DINHEIRO ? O sr. acha que o Brasil pode virar uma Argentina?
MURPHY ? Todas as opções estão abertas. Mas eu estou convencido de que o novo governo do Brasil irá escolher as melhores políticas. E Lula tem um apoio da maioria da população para fazer as mudanças necessárias. Por exemplo, se Lula disser que reformas são necessárias, as pessoas vão acreditar.
DINHEIRO ? Um dos maiores problemas da Argentina é a dívida das províncias. No Brasil, Lula está sendo pressionado a renegociar as dívidas de Estados. O que sr. acha disso?
MURPHY ? Se Lula reduzir o montante que os Estados devem pagar, ele estará indo na direção da Argentina.
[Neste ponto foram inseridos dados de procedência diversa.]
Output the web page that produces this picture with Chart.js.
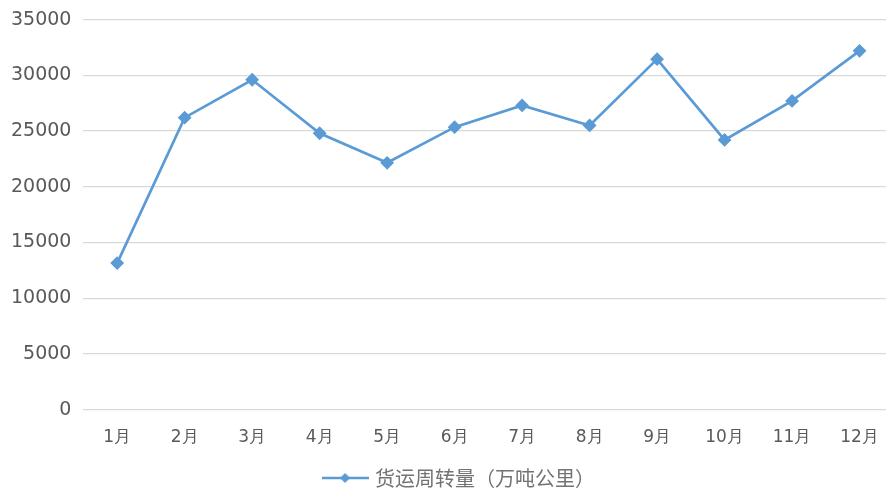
<!DOCTYPE html>
<html>
<head>
<meta charset="utf-8">
<script src="https://cdn.jsdelivr.net/npm/chart.js@4"></script>
<style>
  html, body { margin: 0; padding: 0; background: #fff; overflow: hidden; }
  #wrap { width: 901px; height: 494px; position: relative; }
</style>
</head>
<body>
<div id="wrap"><canvas id="chart"></canvas></div>
<script>
const months = ['1月', '2月', '3月', '4月', '5月', '6月', '7月', '8月', '9月', '10月', '11月', '12月'];
const freightTurnover = [13150, 26200, 29600, 24800, 22150, 25350, 27300, 25500, 31450, 24200, 27700, 32200];
const seriesName = '货运周转量（万吨公里）';
const lineColor = '#5b9bd5';

// legend icon: short line with a diamond in the middle
function legendIcon() {
    const c = document.createElement('canvas');
    c.width = 47; c.height = 12;
    const g = c.getContext('2d');
    g.strokeStyle = lineColor;
    g.lineWidth = 2.5;
    g.beginPath();
    g.moveTo(0, 6); g.lineTo(47, 6);
    g.stroke();
    g.fillStyle = lineColor;
    g.beginPath();
    g.moveTo(23.5, 1); g.lineTo(28.5, 6); g.lineTo(23.5, 11); g.lineTo(18.5, 6);
    g.closePath();
    g.fill();
    return c;
}

// nudge the legend a little to the right, like the original
const legendShift = {
    id: 'legendShift',
    afterLayout: function (chart) {
        chart.legend.left += 10;
        chart.legend.right += 10;
    }
};

const ctx = document.getElementById('chart').getContext('2d');
new Chart(ctx, {
    type: 'line',
    data: {
        labels: months,
        datasets: [{
            label: seriesName,
            data: freightTurnover,
            borderColor: lineColor,
            backgroundColor: lineColor,
            borderWidth: 2.7,
            pointStyle: 'rectRot',
            pointRadius: 5,
            pointBackgroundColor: lineColor,
            pointBorderColor: lineColor,
            tension: 0,
            fill: false
        }]
    },
    options: {
        responsive: true,
        maintainAspectRatio: false,
        animation: false,
        layout: { padding: { top: -5, left: -1, right: 0, bottom: -4 } },
        scales: {
            x: {
                offset: true,
                grid: { display: false },
                border: { display: false },
                ticks: {
                    color: '#595959',
                    font: { family: 'DejaVu Sans', size: 17 },
                    padding: 10,
                    maxRotation: 0
                }
            },
            y: {
                min: 0,
                max: 35000,
                border: { display: false },
                grid: { color: '#d9d9d9', lineWidth: 1.3, drawTicks: false },
                ticks: {
                    stepSize: 5000,
                    color: '#595959',
                    font: { family: 'DejaVu Sans', size: 19, lineHeight: 0.8 },
                    padding: 12,
                    callback: function (v) { return String(v); }
                }
            }
        },
        plugins: {
            legend: {
                position: 'bottom',
                labels: {
                    color: '#737373',
                    font: { family: 'Noto Sans CJK SC', size: 20 },
                    usePointStyle: true,
                    pointStyleWidth: 40,
                    padding: 10,
                    generateLabels: function (chart) {
                        const items = Chart.defaults.plugins.legend.labels.generateLabels(chart);
                        items.forEach(function (it) { it.pointStyle = legendIcon(); });
                        return items;
                    }
                }
            },
            tooltip: { enabled: false }
        }
    },
    plugins: [legendShift]
});
</script>
</body>
</html>
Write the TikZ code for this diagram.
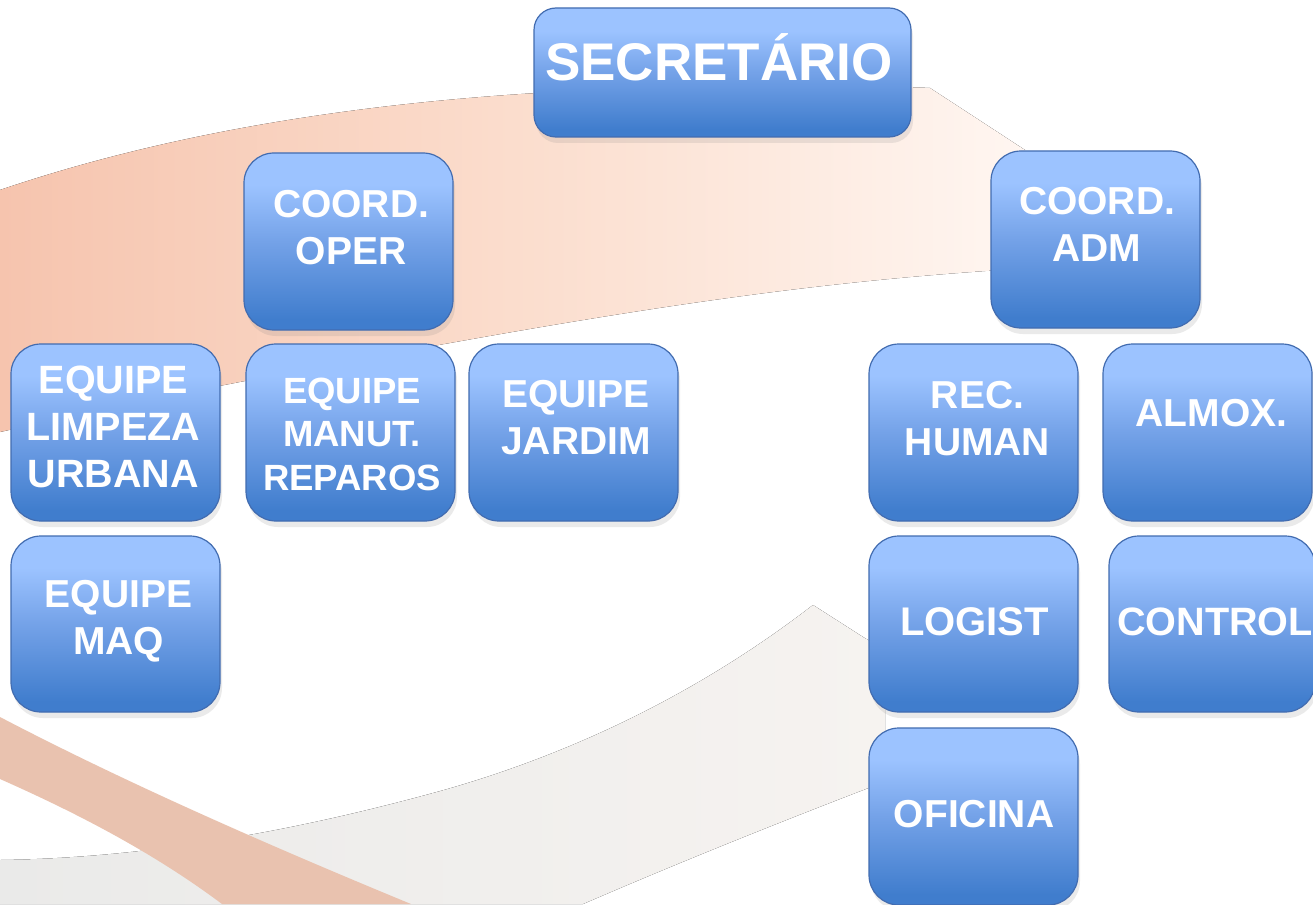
\documentclass[tikz,border=0pt]{standalone}
\usepackage{fontspec}
\setmainfont{Liberation Sans}
\usetikzlibrary{shadows}
\definecolor{boxtop}{RGB}{156,195,255}
\definecolor{boxmid}{RGB}{116,162,232}
\definecolor{boxbot}{RGB}{64,125,205}
\definecolor{boxline}{RGB}{66,108,176}
\definecolor{orA}{RGB}{246,196,174}
\definecolor{orB}{RGB}{251,221,205}
\definecolor{orC}{RGB}{255,246,241}
\definecolor{orD}{RGB}{233,194,175}
\definecolor{grA}{RGB}{234,234,233}
\definecolor{grB}{RGB}{246,243,240}
\pgfdeclareverticalshading{boxgrad}{100bp}{color(0bp)=(boxbot); color(25bp)=(boxbot); color(28bp)=(boxbot); color(50bp)=(boxmid); color(66bp)=(boxtop); color(75bp)=(boxtop); color(100bp)=(boxtop)}
\tikzset{
  box/.style={draw=boxline, line width=1.2pt, rounded corners=30pt, shading=boxgrad,
    minimum width=209pt, minimum height=177pt, inner sep=0pt,
    drop shadow={opacity=0.16, shadow xshift=2pt, shadow yshift=-6pt}},
  lbl/.style={text=white, font=\bfseries\fontsize{39}{47}\selectfont, align=center, inner sep=0pt},
}
\begin{document}
\begin{tikzpicture}[x=1pt,y=-1pt]
\useasboundingbox (0,0) rectangle (1313,904);
\fill[white] (0,0) rectangle (1313,904);
% background swooshes
\fill[left color=orA, right color=orC, middle color=orB]
  (0,190) .. controls (200,122) and (420,96) .. (620,89)
  .. controls (760,84) and (870,85) .. (930,88)
  -- (1025,150) -- (1000,270)
  .. controls (850,280) and (700,298) .. (450,343)
  .. controls (250,378) and (100,410) .. (0,432) -- cycle;
\fill[left color=grA, right color=grB]
  (0,860) .. controls (150,858) and (300,830) .. (444,790)
  .. controls (560,757) and (690,700) .. (813,605)
  -- (863,637) -- (885,650) -- (885,785) -- (871,787)
  .. controls (780,822) and (680,862) .. (583,904) -- (0,904) -- cycle;
\fill[orD]
  (0,717) .. controls (130,785) and (280,850) .. (411,904)
  -- (222,904) .. controls (150,850) and (70,810) .. (0,779) -- cycle;
% boxes
\node[box, rounded corners=22pt, minimum width=377pt, minimum height=129pt] (sec) at (722.5,72.5) {};
\node[box] (oper) at (348.5,241.5) {};
\node[box] (adm) at (1095.5,239.5) {};
\node[box] (limp) at (115.5,432.5) {};
\node[box] (manut) at (350.5,432.5) {};
\node[box] (jard) at (573.5,432.5) {};
\node[box] (rec) at (973.5,432.5) {};
\node[box] (almox) at (1207.5,432.5) {};
\node[box, minimum height=176pt] (maq) at (115.5,624) {};
\node[box, minimum height=176pt] (logist) at (973.5,624) {};
\node[box, minimum width=206pt, minimum height=176pt] (control) at (1212,624) {};
\node[box] (ofic) at (973.5,816.5) {};
% labels
\node[lbl, font=\bfseries\fontsize{53}{60}\selectfont, text height=38pt, text depth=0pt] (tsec) at (719,62) {SECRETÁRIO};
\node[lbl] (toper) at (351,227.5) {COORD.\\OPER};
\node[lbl] (tadm) at (1097,224.5) {COORD.\\ADM};
\node[lbl, font=\bfseries\fontsize{39.5}{47}\selectfont] (tlimp) at (113.5,426.5) {EQUIPE\\LIMPEZA\\URBANA};
\node[lbl, font=\bfseries\fontsize{36.5}{43.5}\selectfont] (tmanut) at (352,434) {EQUIPE\\MANUT.\\REPAROS};
\node[lbl] (tjard) at (576,417.5) {EQUIPE\\JARDIM};
\node[lbl] (trec) at (977.5,418.5) {REC.\\HUMAN};
\node[lbl, text height=28pt, text depth=0pt] (talmox) at (1211.5,412) {ALMOX.};
\node[lbl] (tmaq) at (118.5,621.5) {EQUIPE\\MAQ};
\node[lbl, font=\bfseries\fontsize{40}{47}\selectfont, text height=28.6pt, text depth=0pt] (tlogist) at (974.5,621) {LOGIST};
\node[lbl, font=\bfseries\fontsize{39.6}{47}\selectfont, text height=28.4pt, text depth=0pt] (tcontrol) at (1215,621) {CONTROL};
\node[lbl, text height=28pt, text depth=0pt] (tofic) at (974,813) {OFICINA};
\end{tikzpicture}
\end{document}
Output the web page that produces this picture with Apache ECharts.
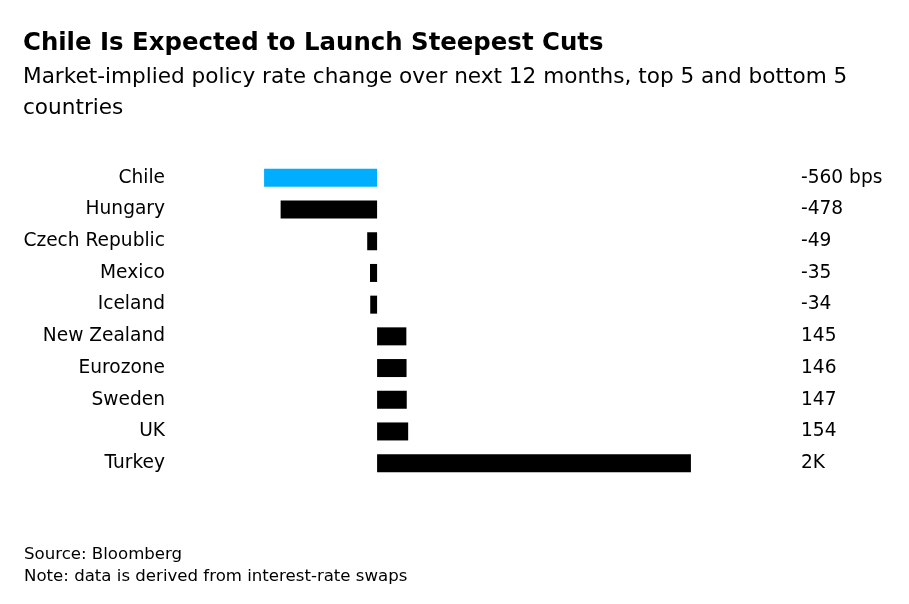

O Brasil pode até ir na direção da Argentina, e esperar pelas conseqüências. Mas Lula não é estúpido.
DINHEIRO ? E qual é a sua sugestão para o novo presidente?
MURPHY ? Eu não renegociaria a dívida com os Estados para não ter que aumentar o superávit primário.
DINHEIRO ? Como o sr. pretende governar?
MURPHY ? Antes eu preciso ganhar as eleições. E mais: se eu ganhar as eleições com 60% dos votos, quase tudo na Argentina pode ser consertado. Se todas as idéias bem-sucedidas aplicadas em outros países fossem colocadas em prática, a Argentina, que tem recursos naturais e alto nível de capital humano, poderia se tornar uma liderança econômica.
DINHEIRO ? O primeiro país que o presidente Lula irá visitar será a Argentina. O sr. gostaria de se encontrar com ele?
MURPHY ? É óbvio. Eu estou esperando um convite da embaixada brasileira. Será uma honra encontrar com o presidente eleito e dizer a ele minhas opiniões.
DINHEIRO ? O candidato López Murphy segue as sugestões do economista López Murphy?
MURPHY ? O economista López Murphy é uma pessoa bem-sucedida, que ganhou muito dinheiro. E o candidato não tem nenhum dinheiro e está gastando o que o economista economizou. Mas deixando de lado a brincadeira, a candidatura exige sacrifícios e estou fazendo isso pelo meu país.